Leave the pictures out. Return all other data exactly.

#### [SUPPLIED DATA]
########################################
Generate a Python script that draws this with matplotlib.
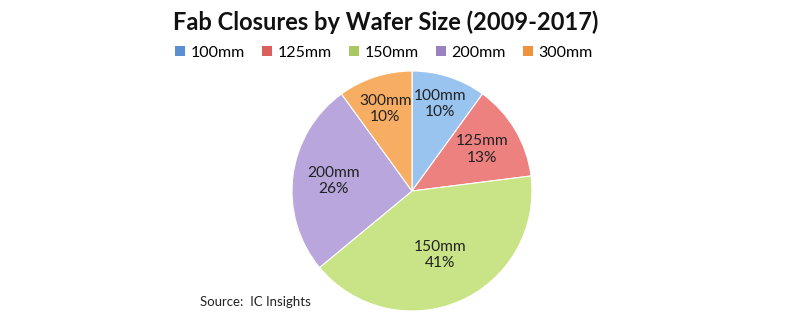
import numpy as np
import matplotlib.pyplot as plt
from matplotlib.patches import Patch

# Fab closures by wafer size, 2009-2017 (share of total, %)
sizes = ["100mm", "125mm", "150mm", "200mm", "300mm"]
shares = [10, 13, 41, 26, 10]
colors = ["#9AC4F0", "#EC8180", "#C9E487", "#B8A6DC", "#F8AE62"]
legend_colors = ["#5B8FD0", "#D9605C", "#A9C862", "#9A82C0", "#EE9240"]
# how far out each label sits, as a fraction of the radius
label_radius = [0.76, 0.68, 0.58, 0.66, 0.72]

plt.rcParams["font.family"] = ["Lato", "DejaVu Sans"]

fig = plt.figure(figsize=(7.99, 3.29), dpi=100)

# pie sits in a square axes, centred a little right of middle
cx, cy, r = 412, 191, 120
W, H = 799, 329
ax = fig.add_axes([(cx - r) / W, (H - cy - r) / H, 2 * r / W, 2 * r / H])

wedges, _ = ax.pie(shares, colors=colors, startangle=90, counterclock=False,
                   wedgeprops=dict(edgecolor="white", linewidth=0.8))

for w, s, v, rf in zip(wedges, sizes, shares, label_radius):
    mid = np.deg2rad((w.theta1 + w.theta2) / 2)
    ax.text(rf * np.cos(mid), rf * np.sin(mid), f"{s}\n{v}%",
            ha="center", va="center", fontsize=11.2, color="#222222",
            linespacing=1.2)

ax.set_xlim(-1, 1)
ax.set_ylim(-1, 1)
ax.set_aspect("equal", adjustable="box")

fig.text(386 / W, 1 - 22 / H, "Fab Closures by Wafer Size (2009-2017)",
         ha="center", va="center", fontsize=17, fontweight="bold", color="#111111")

handles = [Patch(facecolor=c, edgecolor="none") for c in legend_colors]
fig.legend(handles, sizes, loc="center", bbox_to_anchor=(384 / W, 1 - 53 / H),
           ncol=5, frameon=False, fontsize=11.5, handlelength=0.6, handleheight=0.6,
           handletextpad=0.35, columnspacing=1.1)

fig.text(200 / W, 1 - 302 / H, "Source:  IC Insights", ha="left", va="center",
         fontsize=9.5, color="#222222")

fig.savefig("out.png", dpi=100, facecolor="white")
########################################
#### [RESULT OF THIS TASK]
Generate a Python script that draws this with matplotlib.
import numpy as np
import matplotlib.pyplot as plt
from matplotlib.patches import Patch

# Fab closures by wafer size, 2009-2017 (share of total, %)
sizes = ["100mm", "125mm", "150mm", "200mm", "300mm"]
shares = [10, 13, 41, 26, 10]
colors = ["#9AC4F0", "#EC8180", "#C9E487", "#B8A6DC", "#F8AE62"]
legend_colors = ["#5B8FD0", "#D9605C", "#A9C862", "#9A82C0", "#EE9240"]
# how far out each label sits, as a fraction of the radius
label_radius = [0.76, 0.68, 0.58, 0.66, 0.72]

plt.rcParams["font.family"] = ["Lato", "DejaVu Sans"]

fig = plt.figure(figsize=(7.99, 3.29), dpi=100)

# pie sits in a square axes, centred a little right of middle
cx, cy, r = 412, 191, 120
W, H = 799, 329
ax = fig.add_axes([(cx - r) / W, (H - cy - r) / H, 2 * r / W, 2 * r / H])

wedges, _ = ax.pie(shares, colors=colors, startangle=90, counterclock=False,
                   wedgeprops=dict(edgecolor="white", linewidth=0.8))

for w, s, v, rf in zip(wedges, sizes, shares, label_radius):
    mid = np.deg2rad((w.theta1 + w.theta2) / 2)
    ax.text(rf * np.cos(mid), rf * np.sin(mid), f"{s}\n{v}%",
            ha="center", va="center", fontsize=11.2, color="#222222",
            linespacing=1.2)

ax.set_xlim(-1, 1)
ax.set_ylim(-1, 1)
ax.set_aspect("equal", adjustable="box")

fig.text(386 / W, 1 - 22 / H, "Fab Closures by Wafer Size (2009-2017)",
         ha="center", va="center", fontsize=17, fontweight="bold", color="#111111")

handles = [Patch(facecolor=c, edgecolor="none") for c in legend_colors]
fig.legend(handles, sizes, loc="center", bbox_to_anchor=(384 / W, 1 - 53 / H),
           ncol=5, frameon=False, fontsize=11.5, handlelength=0.6, handleheight=0.6,
           handletextpad=0.35, columnspacing=1.1)

fig.text(200 / W, 1 - 302 / H, "Source:  IC Insights", ha="left", va="center",
         fontsize=9.5, color="#222222")

fig.savefig("out.png", dpi=100, facecolor="white")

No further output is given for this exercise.